The Damaging Effects of Mold on Your Air Conditioning System

What’s growing behind your walls?

Mold from your AC unit

Once mold takes hold, it’s very hard to get rid of. Take steps to control it instead.

Mold on Your Air Conditioning SystemMolds are everywhere in the natural world. We see them on trees, under leaves and dirt, or even on decaying food. They’re so widespread because the conditions they need to grow – moisture, warm temperatures and a source of organic food matter – are very common.

Many people have reactions – allergic or otherwise – to molds, with symptoms ranging from runny noses and irritated throats to headaches and dizziness. And people with compromised immune systems can be even more seriously affected.

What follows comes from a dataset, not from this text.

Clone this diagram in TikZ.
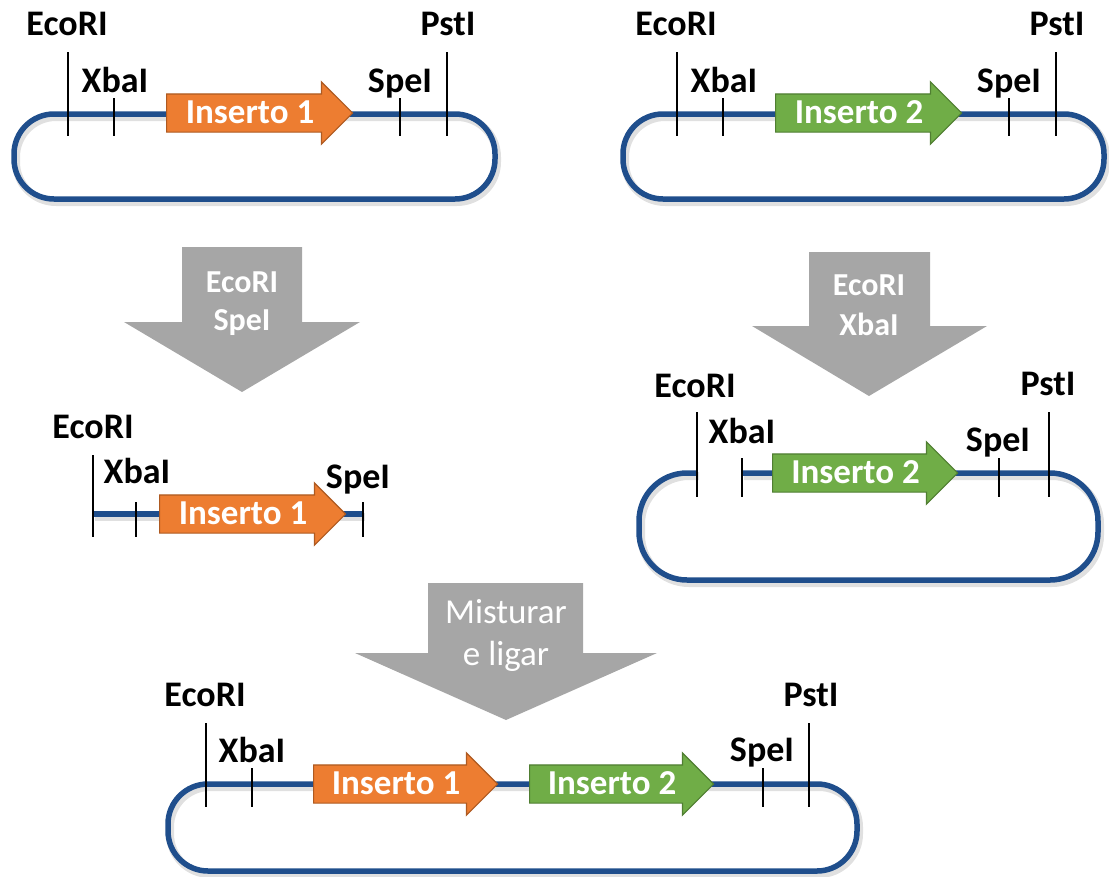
\documentclass[tikz,border=0pt]{standalone}
\usepackage{fontspec}
\setmainfont{Carlito}
\usetikzlibrary{shapes.arrows}
\definecolor{dnablue}{RGB}{31,78,140}
\definecolor{insorange}{RGB}{237,125,49}
\definecolor{insorangedk}{RGB}{174,90,33}
\definecolor{insgreen}{RGB}{112,173,71}
\definecolor{insgreendk}{RGB}{80,126,50}
\definecolor{enzgray}{RGB}{166,166,166}
\tikzset{
  ring/.style={draw=dnablue, line width=5.5pt, rounded corners=40pt,
    preaction={draw=black, draw opacity=0.12, line width=8pt, transform canvas={shift={(2pt,-3pt)}}}},
  cut/.style={line width=2.5pt},
  site/.style={font=\fontsize{36}{40}\selectfont\bfseries, anchor=base, inner sep=0pt},
  inserto/.style={single arrow, anchor=tail, single arrow head extend=12pt, inner xsep=2pt, inner ysep=0pt,
    text height=28.5pt, text depth=8.5pt, line width=1.2pt, text=white, font=\fontsize{35}{40}\selectfont\bfseries},
  ins1/.style={inserto, fill=insorange, draw=insorangedk},
  ins2/.style={inserto, fill=insgreen, draw=insgreendk},
  enzarrow/.style={fill=enzgray},
  enztext/.style={text=white, anchor=base, inner sep=0pt, font=\fontsize{32}{36}\selectfont\bfseries}
}
\begin{document}
\begin{tikzpicture}[x=1pt,y=-1pt]
  \useasboundingbox (0,0) rectangle (1109,876);
  % starting plasmids
  \foreach \dx/\n/\st in {0/1/ins1, 609/2/ins2} {
    \begin{scope}[xshift=\dx pt]
      \draw[ring] (14,114) rectangle (495,199);
      \node[\st, minimum height=186pt] (ins\n) at (166,113) {Inserto \n};
      \draw[cut] (68,52) -- (68,136);
      \draw[cut] (114,98) -- (114,136);
      \draw[cut] (400,98) -- (400,136);
      \draw[cut] (447,52) -- (447,136);
      \node[site] (eco\n) at (67,35) {EcoRI};
      \node[site] (xba\n) at (115,92) {XbaI};
      \node[site] (spe\n) at (400,92) {SpeI};
      \node[site] (pst\n) at (448,35) {PstI};
    \end{scope}
  }
  % digestion
  \fill[enzarrow] (182,247) -- (302,247) -- (302,322) -- (360,322) -- (242,392) -- (124,322) -- (182,322) -- cycle;
  \node[enztext] (dig1a) at (242,292) {EcoRI};
  \node[enztext] (dig1b) at (242,330) {SpeI};
  \fill[enzarrow] (809,252) -- (930,252) -- (930,326) -- (987,326) -- (869,396) -- (752,326) -- (809,326) -- cycle;
  \node[enztext] (dig2a) at (869,295) {EcoRI};
  \node[enztext] (dig2b) at (869,335) {XbaI};
  % fragment
  \draw[ring] (93,514) -- (363,514);
  \node[ins1, minimum height=186pt] (frag) at (159,514) {Inserto 1};
  \draw[cut] (93,455) -- (93,537);
  \draw[cut] (136,502) -- (136,537);
  \draw[cut] (363,502) -- (363,537);
  \node[site] (ecof) at (93,438) {EcoRI};
  \node[site] (xbaf) at (137,483) {XbaI};
  \node[site] (spef) at (358,488) {SpeI};
  % open vector
  \draw[ring, rounded corners=48pt] (742,473) -- (1098,473) -- (1098,580) -- (639,580) -- (639,473) -- (697,473);
  \node[ins2, minimum height=185pt] (vec) at (772,473) {Inserto 2};
  \draw[cut] (697,412) -- (697,497);
  \draw[cut] (742,458) -- (742,497);
  \draw[cut] (999,458) -- (999,497);
  \draw[cut] (1049,412) -- (1049,497);
  \node[site] (ecov) at (695,397) {EcoRI};
  \node[site] (xbav) at (742,443) {XbaI};
  \node[site] (spev) at (998,451) {SpeI};
  \node[site] (pstv) at (1048,395) {PstI};
  % ligation
  \fill[enzarrow] (428,583) -- (583,583) -- (583,653) -- (657,653) -- (506,720) -- (355,653) -- (428,653) -- cycle;
  \node[enztext, font=\fontsize{35}{40}\selectfont] (lig1) at (506,623) {Misturar};
  \node[enztext, font=\fontsize{35}{40}\selectfont] (lig2) at (506,665) {e ligar};
  \draw[ring] (168,784) rectangle (857,871);
  \node[ins1, minimum height=184pt] (fin1) at (313,784) {Inserto 1};
  \node[ins2, minimum height=184pt] (fin2) at (529,784) {Inserto 2};
  \draw[cut] (206,723) -- (206,807);
  \draw[cut] (252,768) -- (252,807);
  \draw[cut] (763,768) -- (763,807);
  \draw[cut] (809,723) -- (809,807);
  \node[site] (ecof2) at (205,706) {EcoRI};
  \node[site] (xbaf2) at (252,762) {XbaI};
  \node[site] (spef2) at (762,761) {SpeI};
  \node[site] (pstf2) at (811,706) {PstI};
\end{tikzpicture}
\end{document}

The last thing that any homeowner wants to see is a black patch of mold in an attic, crawlspace or closet. But because of Florida’s high temperatures and high humidity, it’s easy for mold to establish itself in an unnoticed corner of your home and then slowly spread. And while it’s very difficult and costly to remove mold once you’ve got it, there are steps you can take to prevent it from occurring in the first place, or at least from spreading very far.

There’s not much we can do about the outdoor humidity in Florida, but we can keep it outside where it belongs.

A well-maintained central air conditioning system can help with that by keeping temperatures reasonable and indoor humidity levels low.

Mold inside ac ducts

What about moisture in other parts of the house, where the air conditioning doesn’t quite reach? As it happens, proper care and maintenance of your air conditioning system can help there too. Older HVAC systems can develop gaps and leaks over time, which can result in pooled condensation in and around your air ducts. This moisture, combined with the relatively warmer temperatures, provides a very favorable breeding ground for mold spores. Having a professional HVAC technician find and seal any gaps or leaks is an excellent way to slow mold growth in your home.

Dirty air ducts are another possible source of mold, which is why we recommend that you have yours cleaned regularly. It’s important to note that the EPA has never shown that duct cleaning conclusively prevents mold-related health problems from occurring; they recommend ducts be cleaned only as needed, and not as a routine service. However, many of our customers have told us that they find duct cleaning helps to mitigate their own allergy-type symptoms.

If you have a mold problem in your home, consult with a certified and licensed mold removal professional (in many jurisdictions, it is illegal for anyone else to attempt to remove mold). Make sure they treat the root of the problem, and not just its symptoms. That’s the best way to make sure the mold doesn’t come back.